* START Records supplied *
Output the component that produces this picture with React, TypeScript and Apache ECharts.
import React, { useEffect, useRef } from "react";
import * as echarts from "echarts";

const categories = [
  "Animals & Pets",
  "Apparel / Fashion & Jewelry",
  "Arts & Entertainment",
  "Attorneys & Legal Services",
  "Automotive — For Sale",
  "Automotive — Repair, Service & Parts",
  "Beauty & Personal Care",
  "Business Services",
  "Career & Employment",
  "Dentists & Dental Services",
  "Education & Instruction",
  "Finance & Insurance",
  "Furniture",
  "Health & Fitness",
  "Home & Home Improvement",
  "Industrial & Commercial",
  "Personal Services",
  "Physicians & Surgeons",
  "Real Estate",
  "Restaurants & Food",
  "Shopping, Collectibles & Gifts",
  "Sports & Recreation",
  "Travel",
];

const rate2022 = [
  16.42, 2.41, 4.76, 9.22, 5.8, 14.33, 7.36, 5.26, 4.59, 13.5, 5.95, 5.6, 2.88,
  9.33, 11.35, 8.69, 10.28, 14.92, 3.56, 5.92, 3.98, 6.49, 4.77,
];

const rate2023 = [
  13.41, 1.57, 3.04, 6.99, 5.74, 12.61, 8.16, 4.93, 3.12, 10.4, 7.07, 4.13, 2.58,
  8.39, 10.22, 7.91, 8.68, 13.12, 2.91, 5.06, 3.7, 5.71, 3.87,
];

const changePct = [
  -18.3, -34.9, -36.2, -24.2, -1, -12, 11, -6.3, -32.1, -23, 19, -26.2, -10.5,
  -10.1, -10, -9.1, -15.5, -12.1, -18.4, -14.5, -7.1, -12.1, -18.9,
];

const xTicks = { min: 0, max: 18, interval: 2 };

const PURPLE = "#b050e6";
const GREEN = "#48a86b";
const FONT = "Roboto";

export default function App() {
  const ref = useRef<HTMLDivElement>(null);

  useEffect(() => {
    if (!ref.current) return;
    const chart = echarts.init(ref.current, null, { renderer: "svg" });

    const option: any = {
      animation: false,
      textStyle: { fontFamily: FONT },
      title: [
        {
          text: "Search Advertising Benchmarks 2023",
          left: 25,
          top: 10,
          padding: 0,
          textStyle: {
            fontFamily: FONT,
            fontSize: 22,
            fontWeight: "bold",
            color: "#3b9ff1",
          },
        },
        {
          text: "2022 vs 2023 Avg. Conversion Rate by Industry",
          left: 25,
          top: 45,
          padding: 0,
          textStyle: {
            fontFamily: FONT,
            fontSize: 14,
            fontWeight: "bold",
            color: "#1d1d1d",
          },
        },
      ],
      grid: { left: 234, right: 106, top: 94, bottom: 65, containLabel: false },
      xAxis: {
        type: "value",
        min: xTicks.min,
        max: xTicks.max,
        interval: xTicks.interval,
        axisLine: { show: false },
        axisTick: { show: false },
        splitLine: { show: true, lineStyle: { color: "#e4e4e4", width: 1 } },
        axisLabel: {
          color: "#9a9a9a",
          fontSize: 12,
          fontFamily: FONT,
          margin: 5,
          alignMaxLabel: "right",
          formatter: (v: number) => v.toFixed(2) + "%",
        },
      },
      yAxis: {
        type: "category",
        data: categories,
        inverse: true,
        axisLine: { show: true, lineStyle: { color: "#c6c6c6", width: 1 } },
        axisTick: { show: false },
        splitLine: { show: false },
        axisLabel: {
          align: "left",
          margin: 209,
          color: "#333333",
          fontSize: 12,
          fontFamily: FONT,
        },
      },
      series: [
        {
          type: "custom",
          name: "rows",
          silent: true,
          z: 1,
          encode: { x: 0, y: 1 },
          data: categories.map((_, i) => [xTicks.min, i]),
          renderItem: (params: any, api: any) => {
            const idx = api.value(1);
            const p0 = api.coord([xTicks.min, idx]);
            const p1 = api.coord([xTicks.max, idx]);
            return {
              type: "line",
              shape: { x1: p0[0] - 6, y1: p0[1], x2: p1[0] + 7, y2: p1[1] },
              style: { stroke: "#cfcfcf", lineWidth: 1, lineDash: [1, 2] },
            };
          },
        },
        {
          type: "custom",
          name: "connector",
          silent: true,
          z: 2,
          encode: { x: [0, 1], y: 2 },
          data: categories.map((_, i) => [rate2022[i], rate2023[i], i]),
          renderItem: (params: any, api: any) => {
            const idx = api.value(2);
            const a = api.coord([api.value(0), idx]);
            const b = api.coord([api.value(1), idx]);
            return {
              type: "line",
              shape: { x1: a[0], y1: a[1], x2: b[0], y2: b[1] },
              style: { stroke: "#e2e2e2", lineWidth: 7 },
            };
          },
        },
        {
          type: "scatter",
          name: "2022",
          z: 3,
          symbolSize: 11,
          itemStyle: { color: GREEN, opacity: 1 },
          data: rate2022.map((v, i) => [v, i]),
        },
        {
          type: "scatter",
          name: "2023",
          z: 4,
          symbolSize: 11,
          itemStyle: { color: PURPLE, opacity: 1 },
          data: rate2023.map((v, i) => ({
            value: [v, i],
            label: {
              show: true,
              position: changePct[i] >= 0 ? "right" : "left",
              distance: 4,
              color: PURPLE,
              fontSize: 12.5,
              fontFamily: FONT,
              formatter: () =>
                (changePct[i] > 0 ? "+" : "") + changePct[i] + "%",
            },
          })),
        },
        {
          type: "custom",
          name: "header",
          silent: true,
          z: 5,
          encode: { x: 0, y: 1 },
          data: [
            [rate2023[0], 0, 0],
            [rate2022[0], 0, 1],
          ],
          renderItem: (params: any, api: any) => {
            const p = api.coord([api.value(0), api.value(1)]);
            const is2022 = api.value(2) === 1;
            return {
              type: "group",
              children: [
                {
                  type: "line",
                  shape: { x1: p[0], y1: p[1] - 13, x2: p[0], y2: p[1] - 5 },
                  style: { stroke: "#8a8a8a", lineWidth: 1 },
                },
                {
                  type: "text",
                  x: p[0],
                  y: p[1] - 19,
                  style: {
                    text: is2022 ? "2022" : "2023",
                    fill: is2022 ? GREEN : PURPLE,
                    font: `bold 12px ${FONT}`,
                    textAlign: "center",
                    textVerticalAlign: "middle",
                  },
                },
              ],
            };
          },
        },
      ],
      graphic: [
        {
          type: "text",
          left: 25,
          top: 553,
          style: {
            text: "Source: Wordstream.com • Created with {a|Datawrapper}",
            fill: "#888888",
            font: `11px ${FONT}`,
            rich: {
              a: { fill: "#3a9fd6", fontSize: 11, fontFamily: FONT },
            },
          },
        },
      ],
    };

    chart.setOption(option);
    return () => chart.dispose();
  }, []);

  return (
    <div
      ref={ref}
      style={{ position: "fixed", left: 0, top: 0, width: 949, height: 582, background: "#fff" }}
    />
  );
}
* END Records supplied *
* START Records supplied *
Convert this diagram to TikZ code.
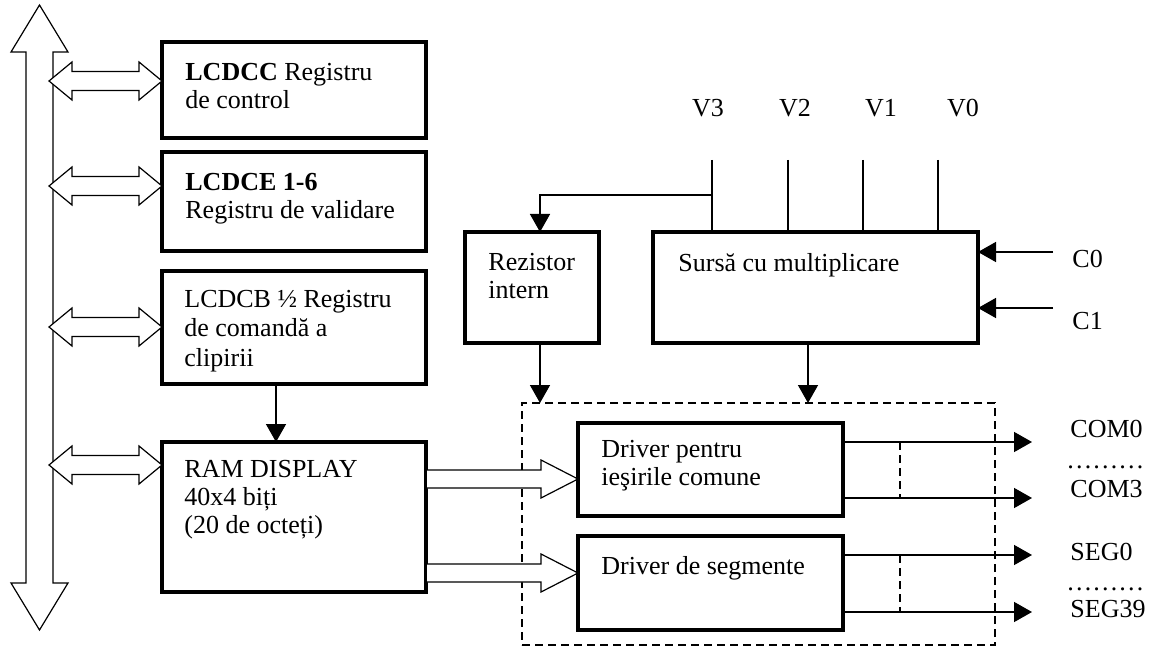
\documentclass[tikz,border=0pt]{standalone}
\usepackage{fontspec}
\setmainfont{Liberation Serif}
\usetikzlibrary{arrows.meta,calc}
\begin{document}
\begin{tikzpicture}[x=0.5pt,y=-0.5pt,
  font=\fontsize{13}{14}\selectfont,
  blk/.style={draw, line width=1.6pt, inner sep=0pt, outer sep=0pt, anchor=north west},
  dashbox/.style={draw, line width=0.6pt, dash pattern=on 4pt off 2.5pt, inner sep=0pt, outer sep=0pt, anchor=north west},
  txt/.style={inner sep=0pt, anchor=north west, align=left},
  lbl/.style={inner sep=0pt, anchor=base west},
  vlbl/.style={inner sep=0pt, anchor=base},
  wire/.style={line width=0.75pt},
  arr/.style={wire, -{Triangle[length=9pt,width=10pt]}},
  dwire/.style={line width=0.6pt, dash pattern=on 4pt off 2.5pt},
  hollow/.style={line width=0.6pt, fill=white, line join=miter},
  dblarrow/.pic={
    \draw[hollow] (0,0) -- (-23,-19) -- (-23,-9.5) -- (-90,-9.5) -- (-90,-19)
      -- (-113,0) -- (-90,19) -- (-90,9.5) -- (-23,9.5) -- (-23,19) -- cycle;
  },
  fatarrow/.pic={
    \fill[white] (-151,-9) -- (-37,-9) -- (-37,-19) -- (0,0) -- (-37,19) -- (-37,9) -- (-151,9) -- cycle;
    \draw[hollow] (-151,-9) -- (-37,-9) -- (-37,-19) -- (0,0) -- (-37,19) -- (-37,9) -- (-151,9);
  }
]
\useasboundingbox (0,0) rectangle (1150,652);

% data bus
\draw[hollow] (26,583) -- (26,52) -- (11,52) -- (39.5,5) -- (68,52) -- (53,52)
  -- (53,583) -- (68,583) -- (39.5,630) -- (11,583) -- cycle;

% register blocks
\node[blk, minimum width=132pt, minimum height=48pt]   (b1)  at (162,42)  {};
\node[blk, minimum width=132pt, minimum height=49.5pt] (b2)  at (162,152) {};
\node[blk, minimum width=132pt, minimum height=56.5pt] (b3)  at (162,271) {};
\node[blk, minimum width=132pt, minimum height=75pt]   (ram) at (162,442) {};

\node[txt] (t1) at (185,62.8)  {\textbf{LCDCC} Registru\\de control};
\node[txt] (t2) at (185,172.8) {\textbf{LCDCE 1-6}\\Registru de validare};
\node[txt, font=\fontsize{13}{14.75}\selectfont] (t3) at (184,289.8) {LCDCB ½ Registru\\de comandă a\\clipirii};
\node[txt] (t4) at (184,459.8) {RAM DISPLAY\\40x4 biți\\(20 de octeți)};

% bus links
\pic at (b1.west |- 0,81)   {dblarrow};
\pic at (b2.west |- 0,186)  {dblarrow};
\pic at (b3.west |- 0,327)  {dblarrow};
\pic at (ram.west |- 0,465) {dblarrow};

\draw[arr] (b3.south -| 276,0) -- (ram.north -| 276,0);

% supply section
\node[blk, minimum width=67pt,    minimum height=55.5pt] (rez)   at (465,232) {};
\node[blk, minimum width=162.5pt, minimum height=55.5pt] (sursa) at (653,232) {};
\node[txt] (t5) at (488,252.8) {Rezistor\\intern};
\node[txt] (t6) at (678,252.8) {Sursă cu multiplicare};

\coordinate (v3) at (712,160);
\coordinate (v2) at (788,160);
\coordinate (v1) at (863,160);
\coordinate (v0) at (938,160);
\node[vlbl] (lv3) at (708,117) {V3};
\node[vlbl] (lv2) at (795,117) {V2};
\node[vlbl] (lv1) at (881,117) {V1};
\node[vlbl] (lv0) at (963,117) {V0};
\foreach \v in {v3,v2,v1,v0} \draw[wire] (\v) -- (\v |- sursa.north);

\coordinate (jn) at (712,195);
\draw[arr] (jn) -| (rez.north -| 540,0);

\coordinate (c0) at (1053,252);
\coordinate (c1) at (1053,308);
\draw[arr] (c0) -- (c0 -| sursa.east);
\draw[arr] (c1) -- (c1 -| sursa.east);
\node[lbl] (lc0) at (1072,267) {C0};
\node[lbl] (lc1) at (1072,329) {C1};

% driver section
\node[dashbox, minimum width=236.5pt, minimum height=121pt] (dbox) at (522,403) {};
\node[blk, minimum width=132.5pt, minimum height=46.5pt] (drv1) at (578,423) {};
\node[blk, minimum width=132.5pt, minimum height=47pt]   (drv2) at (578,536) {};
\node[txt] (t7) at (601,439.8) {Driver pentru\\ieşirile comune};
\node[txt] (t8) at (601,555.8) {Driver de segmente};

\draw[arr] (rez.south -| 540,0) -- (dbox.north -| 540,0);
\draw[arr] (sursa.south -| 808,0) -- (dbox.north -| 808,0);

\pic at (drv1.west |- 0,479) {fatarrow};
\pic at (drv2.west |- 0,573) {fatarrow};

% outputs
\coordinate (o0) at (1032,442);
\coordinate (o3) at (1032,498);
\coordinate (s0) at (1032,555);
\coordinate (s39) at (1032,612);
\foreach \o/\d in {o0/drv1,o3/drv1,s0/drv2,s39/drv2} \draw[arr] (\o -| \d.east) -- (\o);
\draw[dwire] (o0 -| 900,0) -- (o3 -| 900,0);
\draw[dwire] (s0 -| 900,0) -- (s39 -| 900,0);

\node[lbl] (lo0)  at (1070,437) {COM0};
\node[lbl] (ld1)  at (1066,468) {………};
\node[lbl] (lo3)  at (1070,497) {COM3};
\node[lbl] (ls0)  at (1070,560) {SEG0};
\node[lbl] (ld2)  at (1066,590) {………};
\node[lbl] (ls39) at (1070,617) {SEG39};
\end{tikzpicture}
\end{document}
* END Records supplied *
* START Records supplied *
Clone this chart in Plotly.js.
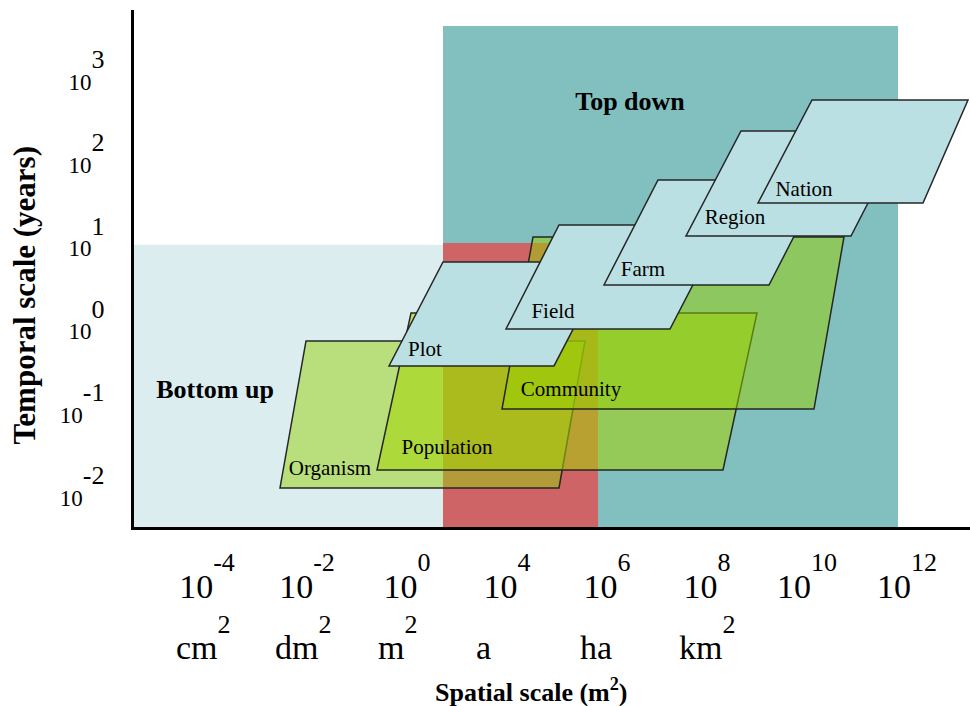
* END Records supplied *
## Aim of the exercise
Copy out every line of the listing that contains the string "React".

## Result of the exercise
Output the component that produces this picture with React, TypeScript and Apache ECharts.
import React, { useEffect, useRef } from "react";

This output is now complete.